Parma is not the capital of perfume, nor even geographically adjacent to it — that would be the French town Grasse — but in keeping with the attentive grooming of the average Parmesan, there are a startling number of perfume stores lining the streets. In the city center, it is easier to buy a bottle of scent, high-end or low, than it is to buy a carton of milk.

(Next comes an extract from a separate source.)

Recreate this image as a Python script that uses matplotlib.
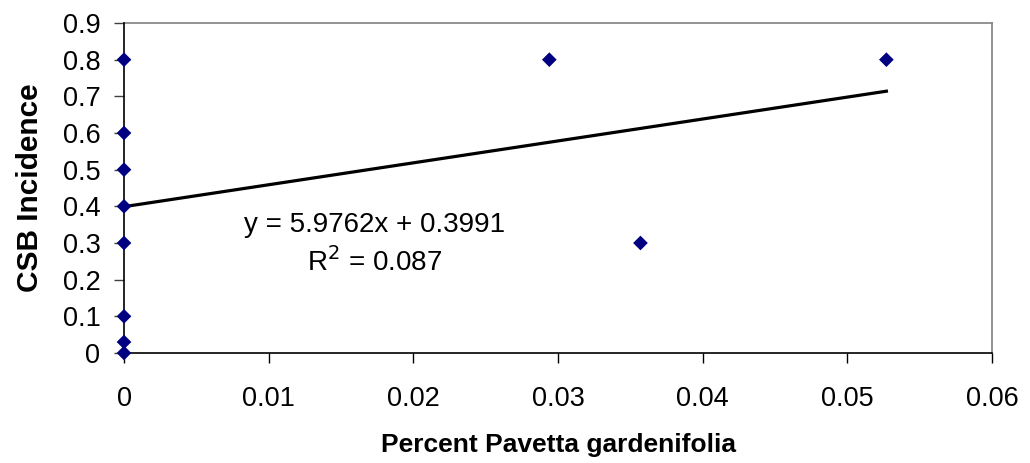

Crowding the shelves of boutiques and pharmacies are perfumes that smell like Calabrian citron, rhubarb and violet. There are perfumes inspired by tears, slow caresses, erotic nights, the color red, the trait of extroversion. Perfumes called Arrogance and P.D.F (after the painter Piero della Francesca, not the Adobe file format). There are bottles with intriguing labels like Police Instinct, Police Blue Desire and Police Daydream. There is a scent named Barry Lyndon after Stanley Kubrick’s 1975 film. It features notes of leather, arnica and fresh alpine herbs.

I was in Parma to meet Hilde Soliani, who is an artista dell’olfatto e del gusto, or “artist lady of smell and taste,” as her website translates. She has created fantastical perfumes like Lacrima (the smell of snow), Tutti Matti per Colorno (the smell of herbs eaten by cows in Italy) and Vecchi Rossetti (the smell of a theater dressing room), but her most beloved offerings are those known among perfume enthusiasts as “gourmands,” perfumes that smell like food.